Set down word for word the lines running from the line with "Recreate this image" to the line with "19.65, 21.01, 22.80];", ends included. Skip every picture.

### Data entries
● ● ● ● ●

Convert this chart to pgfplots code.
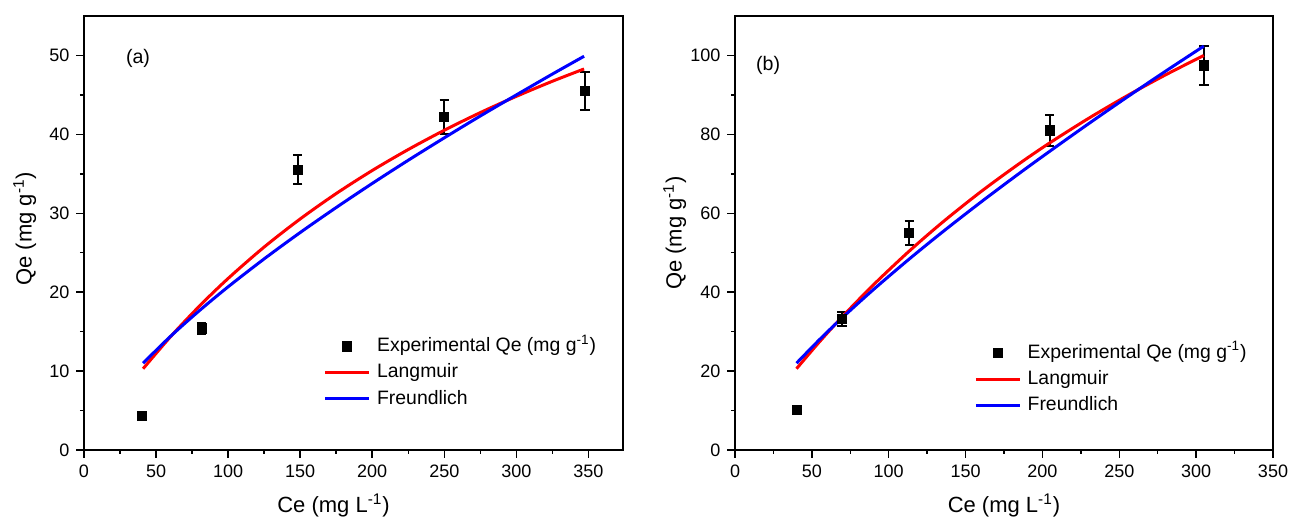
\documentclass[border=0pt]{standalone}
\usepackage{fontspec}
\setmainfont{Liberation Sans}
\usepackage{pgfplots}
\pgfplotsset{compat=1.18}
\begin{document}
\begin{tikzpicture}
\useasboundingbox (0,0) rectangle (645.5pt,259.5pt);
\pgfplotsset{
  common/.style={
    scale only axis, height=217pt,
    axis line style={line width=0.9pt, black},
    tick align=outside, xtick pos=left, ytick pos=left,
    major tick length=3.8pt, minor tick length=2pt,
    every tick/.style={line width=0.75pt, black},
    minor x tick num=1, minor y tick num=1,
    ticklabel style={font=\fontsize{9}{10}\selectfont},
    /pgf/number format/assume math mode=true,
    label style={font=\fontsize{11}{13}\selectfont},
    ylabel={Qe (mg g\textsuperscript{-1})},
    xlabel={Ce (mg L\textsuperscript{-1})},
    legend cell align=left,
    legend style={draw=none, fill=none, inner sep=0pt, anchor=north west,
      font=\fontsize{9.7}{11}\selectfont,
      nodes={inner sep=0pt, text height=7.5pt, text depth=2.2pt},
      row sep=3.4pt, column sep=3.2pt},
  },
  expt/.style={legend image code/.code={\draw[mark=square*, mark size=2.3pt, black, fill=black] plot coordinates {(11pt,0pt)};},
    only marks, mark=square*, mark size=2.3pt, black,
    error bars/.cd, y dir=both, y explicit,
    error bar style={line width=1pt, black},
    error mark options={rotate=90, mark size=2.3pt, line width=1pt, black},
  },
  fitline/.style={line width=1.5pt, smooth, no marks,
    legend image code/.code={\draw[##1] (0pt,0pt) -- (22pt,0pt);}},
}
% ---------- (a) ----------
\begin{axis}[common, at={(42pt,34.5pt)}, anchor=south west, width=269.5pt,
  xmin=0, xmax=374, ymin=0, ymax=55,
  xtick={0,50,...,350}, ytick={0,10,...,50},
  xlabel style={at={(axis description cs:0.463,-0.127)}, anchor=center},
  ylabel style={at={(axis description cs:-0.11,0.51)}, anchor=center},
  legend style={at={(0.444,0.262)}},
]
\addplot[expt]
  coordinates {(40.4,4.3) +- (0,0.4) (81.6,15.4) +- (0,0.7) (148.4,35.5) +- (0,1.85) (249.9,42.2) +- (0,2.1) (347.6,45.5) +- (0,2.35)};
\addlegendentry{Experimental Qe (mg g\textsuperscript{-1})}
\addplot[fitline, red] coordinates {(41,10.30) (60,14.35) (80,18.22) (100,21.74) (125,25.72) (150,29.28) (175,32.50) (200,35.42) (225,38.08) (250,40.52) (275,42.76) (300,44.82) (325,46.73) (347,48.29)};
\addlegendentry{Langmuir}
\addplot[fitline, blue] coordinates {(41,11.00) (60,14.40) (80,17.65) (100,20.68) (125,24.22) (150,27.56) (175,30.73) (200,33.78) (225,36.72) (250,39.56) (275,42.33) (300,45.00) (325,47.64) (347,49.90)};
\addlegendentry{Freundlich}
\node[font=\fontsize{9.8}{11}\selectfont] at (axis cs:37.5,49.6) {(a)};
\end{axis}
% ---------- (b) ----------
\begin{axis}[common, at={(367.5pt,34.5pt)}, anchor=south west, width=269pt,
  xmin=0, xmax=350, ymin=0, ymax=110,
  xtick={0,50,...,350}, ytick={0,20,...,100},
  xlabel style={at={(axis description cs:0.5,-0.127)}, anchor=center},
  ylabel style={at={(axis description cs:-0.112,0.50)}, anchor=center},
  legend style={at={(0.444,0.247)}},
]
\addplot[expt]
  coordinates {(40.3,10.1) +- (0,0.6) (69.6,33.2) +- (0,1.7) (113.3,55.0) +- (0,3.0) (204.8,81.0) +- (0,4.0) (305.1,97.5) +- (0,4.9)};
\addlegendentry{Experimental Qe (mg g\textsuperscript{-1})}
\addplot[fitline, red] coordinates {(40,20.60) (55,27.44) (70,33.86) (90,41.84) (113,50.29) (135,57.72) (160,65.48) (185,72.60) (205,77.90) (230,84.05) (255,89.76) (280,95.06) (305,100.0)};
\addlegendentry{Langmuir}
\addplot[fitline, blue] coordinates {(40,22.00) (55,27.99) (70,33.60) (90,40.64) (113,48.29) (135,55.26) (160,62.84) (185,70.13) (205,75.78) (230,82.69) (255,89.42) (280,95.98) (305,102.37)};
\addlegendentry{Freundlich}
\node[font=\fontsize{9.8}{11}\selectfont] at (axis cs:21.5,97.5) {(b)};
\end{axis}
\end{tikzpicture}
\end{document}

● ● ● ● ●

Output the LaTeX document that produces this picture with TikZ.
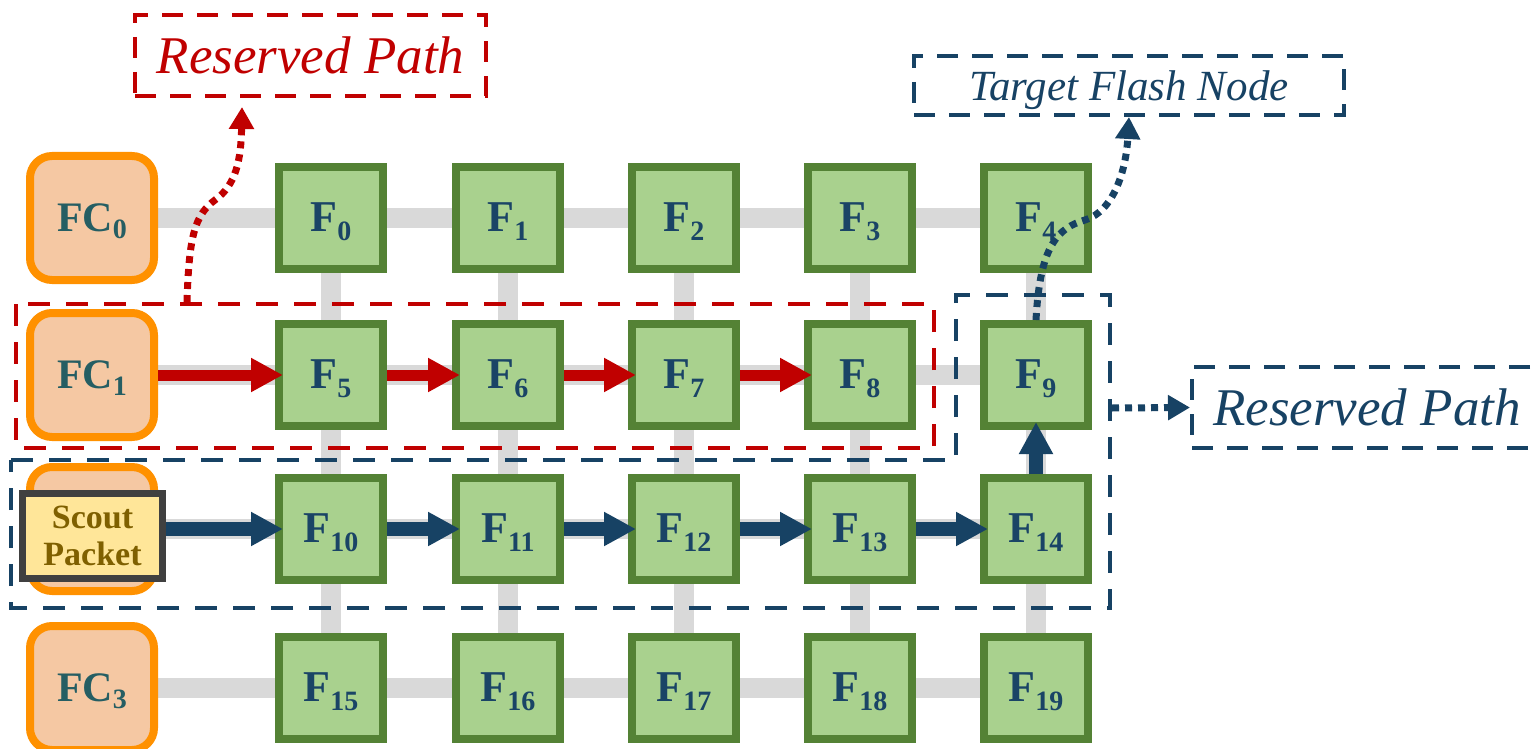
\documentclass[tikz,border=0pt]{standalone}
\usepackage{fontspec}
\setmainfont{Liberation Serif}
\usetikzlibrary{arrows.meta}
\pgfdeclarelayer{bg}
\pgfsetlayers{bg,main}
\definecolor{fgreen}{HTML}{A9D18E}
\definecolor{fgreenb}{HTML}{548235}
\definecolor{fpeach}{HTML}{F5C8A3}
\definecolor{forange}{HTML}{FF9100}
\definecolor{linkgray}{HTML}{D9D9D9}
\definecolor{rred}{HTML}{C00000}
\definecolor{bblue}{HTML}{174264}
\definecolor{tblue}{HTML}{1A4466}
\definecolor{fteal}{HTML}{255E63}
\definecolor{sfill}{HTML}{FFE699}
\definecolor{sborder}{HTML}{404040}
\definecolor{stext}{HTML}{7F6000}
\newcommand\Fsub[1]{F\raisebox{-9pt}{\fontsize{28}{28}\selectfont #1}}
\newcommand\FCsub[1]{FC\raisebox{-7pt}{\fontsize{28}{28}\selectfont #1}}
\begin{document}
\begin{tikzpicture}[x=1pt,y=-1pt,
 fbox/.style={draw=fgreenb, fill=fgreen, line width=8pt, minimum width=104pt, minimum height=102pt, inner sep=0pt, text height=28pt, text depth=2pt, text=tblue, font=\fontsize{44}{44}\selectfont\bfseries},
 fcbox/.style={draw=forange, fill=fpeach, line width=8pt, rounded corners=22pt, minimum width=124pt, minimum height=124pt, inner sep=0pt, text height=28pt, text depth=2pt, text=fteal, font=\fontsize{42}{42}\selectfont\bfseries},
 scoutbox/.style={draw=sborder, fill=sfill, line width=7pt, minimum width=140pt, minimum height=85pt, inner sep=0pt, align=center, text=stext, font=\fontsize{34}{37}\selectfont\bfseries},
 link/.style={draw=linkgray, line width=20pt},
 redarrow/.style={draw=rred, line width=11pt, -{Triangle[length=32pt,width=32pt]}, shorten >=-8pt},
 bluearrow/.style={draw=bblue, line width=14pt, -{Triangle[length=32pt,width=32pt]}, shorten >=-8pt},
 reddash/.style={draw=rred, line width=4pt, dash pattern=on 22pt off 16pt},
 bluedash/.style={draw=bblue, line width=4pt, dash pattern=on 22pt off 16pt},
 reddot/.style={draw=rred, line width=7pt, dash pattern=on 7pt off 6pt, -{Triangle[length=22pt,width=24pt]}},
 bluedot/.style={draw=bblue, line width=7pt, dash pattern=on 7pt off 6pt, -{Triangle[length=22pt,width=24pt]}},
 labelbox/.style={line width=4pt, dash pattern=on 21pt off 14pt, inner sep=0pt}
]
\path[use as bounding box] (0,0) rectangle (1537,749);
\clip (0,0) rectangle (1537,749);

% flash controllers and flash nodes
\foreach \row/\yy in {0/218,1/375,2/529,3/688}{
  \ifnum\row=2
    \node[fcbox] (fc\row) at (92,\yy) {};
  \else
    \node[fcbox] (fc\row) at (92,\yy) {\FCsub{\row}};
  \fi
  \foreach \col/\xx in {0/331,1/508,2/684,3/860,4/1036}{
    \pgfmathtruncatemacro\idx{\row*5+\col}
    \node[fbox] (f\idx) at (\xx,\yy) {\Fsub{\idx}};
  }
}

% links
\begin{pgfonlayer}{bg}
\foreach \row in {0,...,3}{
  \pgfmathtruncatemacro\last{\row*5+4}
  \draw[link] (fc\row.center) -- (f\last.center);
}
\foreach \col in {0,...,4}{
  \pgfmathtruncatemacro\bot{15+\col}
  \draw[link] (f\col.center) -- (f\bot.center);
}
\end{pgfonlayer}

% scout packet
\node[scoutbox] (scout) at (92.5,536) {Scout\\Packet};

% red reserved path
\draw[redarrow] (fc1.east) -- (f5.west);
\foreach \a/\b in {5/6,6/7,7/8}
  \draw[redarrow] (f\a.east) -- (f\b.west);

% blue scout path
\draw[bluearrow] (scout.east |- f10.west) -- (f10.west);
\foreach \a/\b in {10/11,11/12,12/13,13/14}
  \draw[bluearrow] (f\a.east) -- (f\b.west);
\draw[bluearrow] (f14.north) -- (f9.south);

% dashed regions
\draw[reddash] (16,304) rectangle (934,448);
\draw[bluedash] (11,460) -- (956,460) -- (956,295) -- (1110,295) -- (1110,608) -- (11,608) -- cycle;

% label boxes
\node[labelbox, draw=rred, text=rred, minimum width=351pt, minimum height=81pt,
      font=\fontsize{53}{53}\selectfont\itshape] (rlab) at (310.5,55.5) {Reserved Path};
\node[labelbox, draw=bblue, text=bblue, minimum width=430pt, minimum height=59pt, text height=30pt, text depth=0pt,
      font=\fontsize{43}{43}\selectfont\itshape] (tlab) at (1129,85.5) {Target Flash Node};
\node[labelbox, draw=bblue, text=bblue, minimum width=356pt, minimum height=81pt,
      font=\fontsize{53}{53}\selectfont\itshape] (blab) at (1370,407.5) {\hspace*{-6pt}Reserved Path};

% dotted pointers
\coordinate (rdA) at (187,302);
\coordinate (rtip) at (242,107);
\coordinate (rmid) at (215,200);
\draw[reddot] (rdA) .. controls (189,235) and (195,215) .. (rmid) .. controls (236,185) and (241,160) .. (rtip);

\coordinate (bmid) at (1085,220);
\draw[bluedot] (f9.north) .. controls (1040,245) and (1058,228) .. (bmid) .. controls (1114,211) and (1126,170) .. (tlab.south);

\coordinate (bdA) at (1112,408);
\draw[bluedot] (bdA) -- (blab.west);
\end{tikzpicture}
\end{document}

● ● ● ● ●

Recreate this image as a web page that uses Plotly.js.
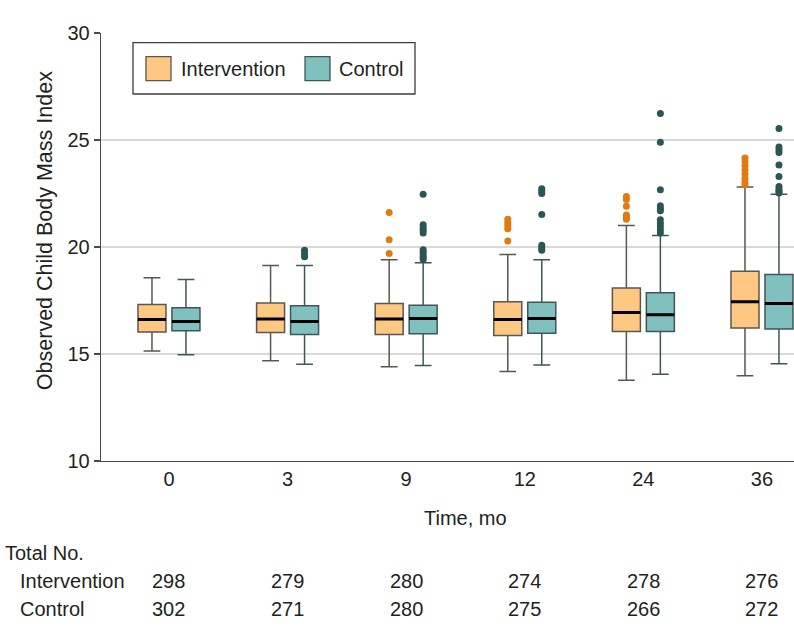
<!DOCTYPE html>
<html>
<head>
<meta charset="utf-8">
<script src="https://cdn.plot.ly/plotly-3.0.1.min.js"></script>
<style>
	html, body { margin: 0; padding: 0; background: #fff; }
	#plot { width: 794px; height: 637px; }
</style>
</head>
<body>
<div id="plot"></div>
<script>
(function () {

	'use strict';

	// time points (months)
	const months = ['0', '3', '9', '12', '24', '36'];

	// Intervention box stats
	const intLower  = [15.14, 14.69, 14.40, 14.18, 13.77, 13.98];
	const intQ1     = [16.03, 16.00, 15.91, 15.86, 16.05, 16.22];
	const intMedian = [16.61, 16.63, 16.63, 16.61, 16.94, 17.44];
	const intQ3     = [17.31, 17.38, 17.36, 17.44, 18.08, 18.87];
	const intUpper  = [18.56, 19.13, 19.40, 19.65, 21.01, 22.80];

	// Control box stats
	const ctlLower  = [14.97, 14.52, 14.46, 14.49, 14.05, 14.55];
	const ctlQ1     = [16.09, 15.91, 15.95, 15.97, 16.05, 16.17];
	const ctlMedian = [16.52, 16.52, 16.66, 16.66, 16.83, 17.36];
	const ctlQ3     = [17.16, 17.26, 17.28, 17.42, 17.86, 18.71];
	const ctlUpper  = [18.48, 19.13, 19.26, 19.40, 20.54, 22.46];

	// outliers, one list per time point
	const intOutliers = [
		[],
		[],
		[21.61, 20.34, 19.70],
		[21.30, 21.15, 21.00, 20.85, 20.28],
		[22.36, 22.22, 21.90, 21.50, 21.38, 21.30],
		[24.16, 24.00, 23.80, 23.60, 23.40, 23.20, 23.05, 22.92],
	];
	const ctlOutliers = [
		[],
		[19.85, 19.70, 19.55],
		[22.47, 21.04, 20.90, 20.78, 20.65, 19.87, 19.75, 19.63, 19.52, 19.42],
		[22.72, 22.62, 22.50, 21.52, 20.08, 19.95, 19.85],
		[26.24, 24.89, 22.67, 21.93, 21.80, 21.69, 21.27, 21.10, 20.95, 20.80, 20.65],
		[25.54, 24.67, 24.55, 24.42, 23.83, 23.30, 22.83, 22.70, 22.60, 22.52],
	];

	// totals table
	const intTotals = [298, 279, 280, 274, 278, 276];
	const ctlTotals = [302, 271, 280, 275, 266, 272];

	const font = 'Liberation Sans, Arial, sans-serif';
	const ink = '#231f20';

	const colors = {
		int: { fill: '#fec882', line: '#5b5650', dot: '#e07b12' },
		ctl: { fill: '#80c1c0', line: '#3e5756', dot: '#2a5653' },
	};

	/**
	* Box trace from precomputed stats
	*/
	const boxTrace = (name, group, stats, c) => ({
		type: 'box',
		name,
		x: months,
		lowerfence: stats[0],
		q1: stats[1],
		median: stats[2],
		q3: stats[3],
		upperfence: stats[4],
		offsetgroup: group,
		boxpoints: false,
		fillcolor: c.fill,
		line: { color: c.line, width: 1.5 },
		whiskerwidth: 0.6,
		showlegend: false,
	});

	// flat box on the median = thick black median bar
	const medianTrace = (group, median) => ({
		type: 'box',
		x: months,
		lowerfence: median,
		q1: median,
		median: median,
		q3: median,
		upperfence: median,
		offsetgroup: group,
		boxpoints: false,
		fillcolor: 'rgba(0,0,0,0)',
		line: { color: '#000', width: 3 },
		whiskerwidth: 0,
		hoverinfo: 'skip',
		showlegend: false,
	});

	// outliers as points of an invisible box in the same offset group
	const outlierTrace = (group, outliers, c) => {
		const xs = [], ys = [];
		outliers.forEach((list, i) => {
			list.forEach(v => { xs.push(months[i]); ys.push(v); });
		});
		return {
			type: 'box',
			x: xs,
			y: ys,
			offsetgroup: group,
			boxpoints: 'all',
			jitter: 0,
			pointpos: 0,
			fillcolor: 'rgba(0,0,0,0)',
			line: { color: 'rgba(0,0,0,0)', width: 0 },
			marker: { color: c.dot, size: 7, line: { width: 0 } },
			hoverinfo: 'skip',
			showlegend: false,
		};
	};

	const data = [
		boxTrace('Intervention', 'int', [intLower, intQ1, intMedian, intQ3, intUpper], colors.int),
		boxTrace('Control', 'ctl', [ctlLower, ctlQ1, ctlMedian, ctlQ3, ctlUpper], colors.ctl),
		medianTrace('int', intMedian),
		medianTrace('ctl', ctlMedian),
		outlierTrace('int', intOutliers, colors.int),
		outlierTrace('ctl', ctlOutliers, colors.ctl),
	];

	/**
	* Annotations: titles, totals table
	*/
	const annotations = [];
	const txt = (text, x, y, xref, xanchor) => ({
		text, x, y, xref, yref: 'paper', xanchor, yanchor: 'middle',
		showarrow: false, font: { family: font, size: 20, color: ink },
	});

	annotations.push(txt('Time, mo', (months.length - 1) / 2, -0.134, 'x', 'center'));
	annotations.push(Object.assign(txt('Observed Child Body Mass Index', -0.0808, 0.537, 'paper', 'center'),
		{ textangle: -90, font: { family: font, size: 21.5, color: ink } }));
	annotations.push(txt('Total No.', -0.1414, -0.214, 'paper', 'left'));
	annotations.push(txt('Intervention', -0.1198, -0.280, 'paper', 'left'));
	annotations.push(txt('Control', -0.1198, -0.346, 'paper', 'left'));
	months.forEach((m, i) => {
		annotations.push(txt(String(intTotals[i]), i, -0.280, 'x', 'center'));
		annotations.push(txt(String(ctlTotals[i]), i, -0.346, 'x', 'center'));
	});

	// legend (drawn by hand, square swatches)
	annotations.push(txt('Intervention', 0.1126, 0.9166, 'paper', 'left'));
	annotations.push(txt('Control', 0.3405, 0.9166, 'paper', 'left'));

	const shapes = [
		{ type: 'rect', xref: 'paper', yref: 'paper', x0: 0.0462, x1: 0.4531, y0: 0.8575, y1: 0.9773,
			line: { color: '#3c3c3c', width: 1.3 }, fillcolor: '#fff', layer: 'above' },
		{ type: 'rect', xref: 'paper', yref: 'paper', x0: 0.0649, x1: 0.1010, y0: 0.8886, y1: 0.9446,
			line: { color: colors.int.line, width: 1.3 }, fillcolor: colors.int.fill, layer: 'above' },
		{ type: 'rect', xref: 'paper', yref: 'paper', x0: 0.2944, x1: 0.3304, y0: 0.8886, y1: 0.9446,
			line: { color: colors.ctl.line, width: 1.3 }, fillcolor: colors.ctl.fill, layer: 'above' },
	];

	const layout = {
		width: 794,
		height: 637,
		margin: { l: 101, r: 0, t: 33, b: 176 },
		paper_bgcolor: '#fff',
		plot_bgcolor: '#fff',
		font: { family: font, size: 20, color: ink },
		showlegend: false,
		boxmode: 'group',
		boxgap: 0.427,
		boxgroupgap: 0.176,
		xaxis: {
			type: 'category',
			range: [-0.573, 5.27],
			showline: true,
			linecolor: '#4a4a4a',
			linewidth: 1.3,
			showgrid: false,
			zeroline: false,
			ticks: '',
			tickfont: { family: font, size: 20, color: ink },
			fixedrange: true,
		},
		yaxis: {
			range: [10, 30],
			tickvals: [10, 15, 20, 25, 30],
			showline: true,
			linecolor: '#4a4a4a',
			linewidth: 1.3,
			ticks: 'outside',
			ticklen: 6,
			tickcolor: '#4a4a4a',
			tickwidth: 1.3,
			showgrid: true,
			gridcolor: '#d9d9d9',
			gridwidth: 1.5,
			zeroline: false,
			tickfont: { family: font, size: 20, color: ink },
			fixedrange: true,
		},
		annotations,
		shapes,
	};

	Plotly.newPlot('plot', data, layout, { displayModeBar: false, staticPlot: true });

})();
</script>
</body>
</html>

● ● ● ● ●

### Solution to this task
Recreate this image as a web page that uses Plotly.js.
<!DOCTYPE html>
<html>
<head>
<meta charset="utf-8">
<script src="https://cdn.plot.ly/plotly-3.0.1.min.js"></script>
<style>
	html, body { margin: 0; padding: 0; background: #fff; }
	#plot { width: 794px; height: 637px; }
</style>
</head>
<body>
<div id="plot"></div>
<script>
(function () {

	'use strict';

	// time points (months)
	const months = ['0', '3', '9', '12', '24', '36'];

	// Intervention box stats
	const intLower  = [15.14, 14.69, 14.40, 14.18, 13.77, 13.98];
	const intQ1     = [16.03, 16.00, 15.91, 15.86, 16.05, 16.22];
	const intMedian = [16.61, 16.63, 16.63, 16.61, 16.94, 17.44];
	const intQ3     = [17.31, 17.38, 17.36, 17.44, 18.08, 18.87];
	const intUpper  = [18.56, 19.13, 19.40, 19.65, 21.01, 22.80];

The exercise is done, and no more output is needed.